→ **Raw data**:
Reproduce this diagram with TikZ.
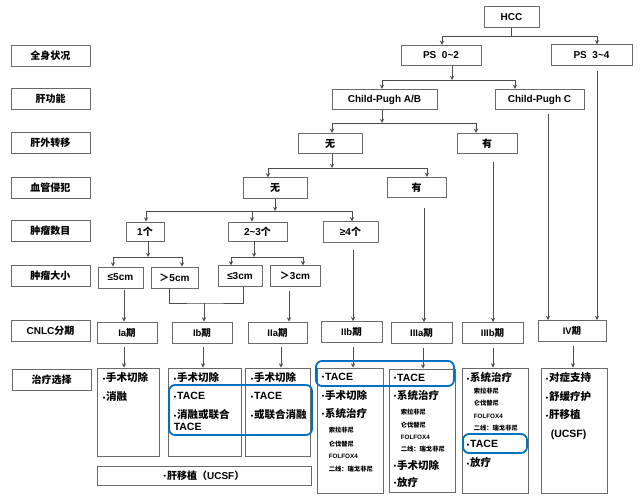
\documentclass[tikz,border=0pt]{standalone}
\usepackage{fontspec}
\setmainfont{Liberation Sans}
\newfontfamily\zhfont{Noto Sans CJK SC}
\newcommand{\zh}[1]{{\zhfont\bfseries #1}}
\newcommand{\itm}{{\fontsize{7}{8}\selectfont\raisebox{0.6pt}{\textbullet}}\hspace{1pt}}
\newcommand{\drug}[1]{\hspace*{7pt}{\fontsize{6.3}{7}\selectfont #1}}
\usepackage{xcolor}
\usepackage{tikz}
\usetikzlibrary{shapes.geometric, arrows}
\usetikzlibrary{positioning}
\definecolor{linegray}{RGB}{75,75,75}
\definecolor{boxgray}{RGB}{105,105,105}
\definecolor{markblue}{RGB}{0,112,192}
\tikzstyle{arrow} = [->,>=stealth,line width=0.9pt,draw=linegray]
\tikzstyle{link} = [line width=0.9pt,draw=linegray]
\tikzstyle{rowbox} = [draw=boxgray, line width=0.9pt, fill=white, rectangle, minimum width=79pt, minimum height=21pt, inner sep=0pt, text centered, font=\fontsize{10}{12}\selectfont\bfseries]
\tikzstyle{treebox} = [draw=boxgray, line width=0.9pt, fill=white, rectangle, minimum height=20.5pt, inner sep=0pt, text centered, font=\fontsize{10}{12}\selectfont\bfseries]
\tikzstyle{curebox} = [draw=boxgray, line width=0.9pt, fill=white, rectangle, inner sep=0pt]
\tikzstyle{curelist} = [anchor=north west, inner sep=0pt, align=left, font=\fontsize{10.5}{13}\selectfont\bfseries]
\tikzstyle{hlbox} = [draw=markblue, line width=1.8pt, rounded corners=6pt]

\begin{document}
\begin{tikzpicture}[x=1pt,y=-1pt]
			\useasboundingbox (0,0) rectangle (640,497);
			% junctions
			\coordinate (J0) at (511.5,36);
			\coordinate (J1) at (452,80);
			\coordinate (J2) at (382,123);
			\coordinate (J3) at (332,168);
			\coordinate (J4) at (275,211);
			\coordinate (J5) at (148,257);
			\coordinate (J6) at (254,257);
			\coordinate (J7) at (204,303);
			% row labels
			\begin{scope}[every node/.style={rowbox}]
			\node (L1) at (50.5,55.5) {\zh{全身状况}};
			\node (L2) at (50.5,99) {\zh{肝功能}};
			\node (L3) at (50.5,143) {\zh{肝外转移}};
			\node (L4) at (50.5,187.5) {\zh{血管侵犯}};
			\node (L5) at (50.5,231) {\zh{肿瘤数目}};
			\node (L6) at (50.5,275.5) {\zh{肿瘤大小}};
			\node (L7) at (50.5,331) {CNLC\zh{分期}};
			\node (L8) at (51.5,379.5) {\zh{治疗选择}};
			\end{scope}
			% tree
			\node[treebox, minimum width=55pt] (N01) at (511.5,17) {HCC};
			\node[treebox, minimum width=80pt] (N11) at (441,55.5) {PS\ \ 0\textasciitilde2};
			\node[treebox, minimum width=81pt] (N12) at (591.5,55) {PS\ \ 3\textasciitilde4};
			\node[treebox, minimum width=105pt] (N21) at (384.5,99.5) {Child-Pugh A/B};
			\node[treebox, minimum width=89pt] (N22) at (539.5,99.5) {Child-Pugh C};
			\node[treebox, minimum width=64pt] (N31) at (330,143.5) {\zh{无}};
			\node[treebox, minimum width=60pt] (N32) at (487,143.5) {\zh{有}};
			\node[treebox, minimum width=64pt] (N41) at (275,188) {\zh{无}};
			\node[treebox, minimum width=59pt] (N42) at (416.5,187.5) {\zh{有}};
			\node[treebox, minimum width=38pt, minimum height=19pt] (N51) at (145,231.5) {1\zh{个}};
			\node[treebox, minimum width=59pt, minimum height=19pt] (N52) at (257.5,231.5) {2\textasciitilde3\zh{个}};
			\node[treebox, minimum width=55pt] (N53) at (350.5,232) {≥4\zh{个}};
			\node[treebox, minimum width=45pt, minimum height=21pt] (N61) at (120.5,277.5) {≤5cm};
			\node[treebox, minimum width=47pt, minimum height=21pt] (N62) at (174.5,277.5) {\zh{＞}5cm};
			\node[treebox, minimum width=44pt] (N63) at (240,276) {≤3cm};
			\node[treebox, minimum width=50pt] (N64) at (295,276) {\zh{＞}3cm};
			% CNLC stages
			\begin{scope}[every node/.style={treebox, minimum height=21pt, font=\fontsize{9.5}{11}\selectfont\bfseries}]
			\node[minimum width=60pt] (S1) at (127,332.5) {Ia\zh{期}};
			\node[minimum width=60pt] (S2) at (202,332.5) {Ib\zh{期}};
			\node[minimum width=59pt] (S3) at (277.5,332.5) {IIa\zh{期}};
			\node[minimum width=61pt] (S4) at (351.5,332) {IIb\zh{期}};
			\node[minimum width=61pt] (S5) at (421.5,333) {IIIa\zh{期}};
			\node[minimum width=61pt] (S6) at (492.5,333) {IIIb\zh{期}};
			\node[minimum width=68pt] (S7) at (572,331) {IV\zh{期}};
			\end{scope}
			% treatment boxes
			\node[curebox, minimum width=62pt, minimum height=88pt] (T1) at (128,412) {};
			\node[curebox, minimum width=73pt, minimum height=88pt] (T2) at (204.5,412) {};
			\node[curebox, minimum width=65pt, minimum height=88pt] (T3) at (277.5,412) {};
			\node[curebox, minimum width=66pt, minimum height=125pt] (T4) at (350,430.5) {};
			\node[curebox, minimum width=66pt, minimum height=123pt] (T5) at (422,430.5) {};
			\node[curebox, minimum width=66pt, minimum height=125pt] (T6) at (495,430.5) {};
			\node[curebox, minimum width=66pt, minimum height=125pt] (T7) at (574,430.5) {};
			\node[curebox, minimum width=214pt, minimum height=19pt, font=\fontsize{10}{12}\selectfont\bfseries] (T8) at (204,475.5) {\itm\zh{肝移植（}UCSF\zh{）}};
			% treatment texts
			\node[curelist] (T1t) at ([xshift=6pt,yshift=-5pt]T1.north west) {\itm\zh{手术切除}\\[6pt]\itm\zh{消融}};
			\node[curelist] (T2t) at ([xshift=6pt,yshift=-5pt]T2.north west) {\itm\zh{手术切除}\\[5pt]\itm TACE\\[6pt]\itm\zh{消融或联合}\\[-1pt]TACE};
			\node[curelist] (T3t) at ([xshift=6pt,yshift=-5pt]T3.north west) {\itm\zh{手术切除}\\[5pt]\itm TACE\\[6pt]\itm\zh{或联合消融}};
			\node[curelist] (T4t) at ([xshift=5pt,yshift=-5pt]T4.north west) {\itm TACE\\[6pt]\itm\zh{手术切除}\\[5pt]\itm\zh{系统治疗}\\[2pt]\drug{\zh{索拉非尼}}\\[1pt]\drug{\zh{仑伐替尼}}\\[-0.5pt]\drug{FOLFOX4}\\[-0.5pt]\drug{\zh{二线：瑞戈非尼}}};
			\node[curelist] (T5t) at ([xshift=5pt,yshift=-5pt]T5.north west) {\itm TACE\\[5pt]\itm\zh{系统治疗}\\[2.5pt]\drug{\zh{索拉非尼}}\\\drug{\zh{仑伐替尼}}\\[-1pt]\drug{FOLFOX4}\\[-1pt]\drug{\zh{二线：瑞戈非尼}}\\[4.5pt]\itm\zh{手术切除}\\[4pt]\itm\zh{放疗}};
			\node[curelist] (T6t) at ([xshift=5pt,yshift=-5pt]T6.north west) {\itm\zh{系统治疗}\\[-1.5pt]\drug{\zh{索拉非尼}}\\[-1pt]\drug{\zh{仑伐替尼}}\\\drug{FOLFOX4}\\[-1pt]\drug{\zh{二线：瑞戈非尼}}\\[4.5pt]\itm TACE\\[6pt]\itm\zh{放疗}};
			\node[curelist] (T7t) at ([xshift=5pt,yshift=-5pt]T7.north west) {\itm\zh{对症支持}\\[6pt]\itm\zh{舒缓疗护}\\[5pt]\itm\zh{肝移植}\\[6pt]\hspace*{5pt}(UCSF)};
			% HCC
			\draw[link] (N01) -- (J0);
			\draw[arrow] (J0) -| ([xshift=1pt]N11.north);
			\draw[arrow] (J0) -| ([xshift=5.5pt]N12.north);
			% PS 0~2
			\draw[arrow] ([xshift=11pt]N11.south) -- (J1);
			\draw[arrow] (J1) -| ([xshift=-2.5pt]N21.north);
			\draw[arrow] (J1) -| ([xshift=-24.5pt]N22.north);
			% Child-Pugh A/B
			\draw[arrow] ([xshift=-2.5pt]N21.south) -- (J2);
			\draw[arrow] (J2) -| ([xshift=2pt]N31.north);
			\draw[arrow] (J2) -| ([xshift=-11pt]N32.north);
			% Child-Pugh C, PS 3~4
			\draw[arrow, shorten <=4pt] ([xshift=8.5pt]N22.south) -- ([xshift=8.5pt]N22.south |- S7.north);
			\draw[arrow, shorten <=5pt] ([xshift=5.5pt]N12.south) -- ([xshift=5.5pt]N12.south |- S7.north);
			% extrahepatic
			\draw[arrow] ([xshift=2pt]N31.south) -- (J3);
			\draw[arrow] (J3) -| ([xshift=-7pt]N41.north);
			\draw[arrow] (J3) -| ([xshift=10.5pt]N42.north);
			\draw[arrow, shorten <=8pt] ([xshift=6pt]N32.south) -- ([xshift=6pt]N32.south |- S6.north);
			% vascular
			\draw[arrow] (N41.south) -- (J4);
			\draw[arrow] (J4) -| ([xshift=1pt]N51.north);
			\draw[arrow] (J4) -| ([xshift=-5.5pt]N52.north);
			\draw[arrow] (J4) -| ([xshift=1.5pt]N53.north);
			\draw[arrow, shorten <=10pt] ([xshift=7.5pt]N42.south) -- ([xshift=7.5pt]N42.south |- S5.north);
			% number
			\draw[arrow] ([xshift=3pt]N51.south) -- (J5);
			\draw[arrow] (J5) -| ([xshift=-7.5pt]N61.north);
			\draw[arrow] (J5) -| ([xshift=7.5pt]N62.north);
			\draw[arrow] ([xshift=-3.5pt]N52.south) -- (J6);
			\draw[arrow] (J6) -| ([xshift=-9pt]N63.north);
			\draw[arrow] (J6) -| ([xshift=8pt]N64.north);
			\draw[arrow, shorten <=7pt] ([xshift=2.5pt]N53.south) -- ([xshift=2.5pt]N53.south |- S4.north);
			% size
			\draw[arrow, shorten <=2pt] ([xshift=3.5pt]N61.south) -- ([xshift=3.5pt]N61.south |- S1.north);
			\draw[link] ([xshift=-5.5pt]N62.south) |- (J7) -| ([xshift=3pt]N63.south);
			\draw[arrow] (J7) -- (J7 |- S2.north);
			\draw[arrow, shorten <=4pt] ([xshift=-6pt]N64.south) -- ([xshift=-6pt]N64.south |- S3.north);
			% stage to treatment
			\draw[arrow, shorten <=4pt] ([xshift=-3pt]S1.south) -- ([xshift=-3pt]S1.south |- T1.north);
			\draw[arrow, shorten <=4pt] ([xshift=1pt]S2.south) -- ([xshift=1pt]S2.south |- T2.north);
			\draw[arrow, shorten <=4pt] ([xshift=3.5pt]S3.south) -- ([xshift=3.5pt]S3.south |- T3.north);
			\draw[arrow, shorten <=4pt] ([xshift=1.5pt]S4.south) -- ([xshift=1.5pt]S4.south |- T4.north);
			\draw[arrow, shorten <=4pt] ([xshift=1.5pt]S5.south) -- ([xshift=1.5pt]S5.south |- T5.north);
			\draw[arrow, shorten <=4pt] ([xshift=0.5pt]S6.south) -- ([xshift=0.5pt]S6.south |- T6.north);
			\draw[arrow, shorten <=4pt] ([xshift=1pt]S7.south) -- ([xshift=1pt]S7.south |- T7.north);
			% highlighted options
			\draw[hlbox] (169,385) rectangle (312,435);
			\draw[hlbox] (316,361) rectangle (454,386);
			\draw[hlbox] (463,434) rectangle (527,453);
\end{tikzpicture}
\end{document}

→ **Requirements**: Copy exactly the lines running from the beginning of the listing through the line that has "width=1.8pt, rounded corners=6pt]". Drop the pictures.

→ **Response**:
Reproduce this diagram with TikZ.
\documentclass[tikz,border=0pt]{standalone}
\usepackage{fontspec}
\setmainfont{Liberation Sans}
\newfontfamily\zhfont{Noto Sans CJK SC}
\newcommand{\zh}[1]{{\zhfont\bfseries #1}}
\newcommand{\itm}{{\fontsize{7}{8}\selectfont\raisebox{0.6pt}{\textbullet}}\hspace{1pt}}
\newcommand{\drug}[1]{\hspace*{7pt}{\fontsize{6.3}{7}\selectfont #1}}
\usepackage{xcolor}
\usepackage{tikz}
\usetikzlibrary{shapes.geometric, arrows}
\usetikzlibrary{positioning}
\definecolor{linegray}{RGB}{75,75,75}
\definecolor{boxgray}{RGB}{105,105,105}
\definecolor{markblue}{RGB}{0,112,192}
\tikzstyle{arrow} = [->,>=stealth,line width=0.9pt,draw=linegray]
\tikzstyle{link} = [line width=0.9pt,draw=linegray]
\tikzstyle{rowbox} = [draw=boxgray, line width=0.9pt, fill=white, rectangle, minimum width=79pt, minimum height=21pt, inner sep=0pt, text centered, font=\fontsize{10}{12}\selectfont\bfseries]
\tikzstyle{treebox} = [draw=boxgray, line width=0.9pt, fill=white, rectangle, minimum height=20.5pt, inner sep=0pt, text centered, font=\fontsize{10}{12}\selectfont\bfseries]
\tikzstyle{curebox} = [draw=boxgray, line width=0.9pt, fill=white, rectangle, inner sep=0pt]
\tikzstyle{curelist} = [anchor=north west, inner sep=0pt, align=left, font=\fontsize{10.5}{13}\selectfont\bfseries]
\tikzstyle{hlbox} = [draw=markblue, line width=1.8pt, rounded corners=6pt]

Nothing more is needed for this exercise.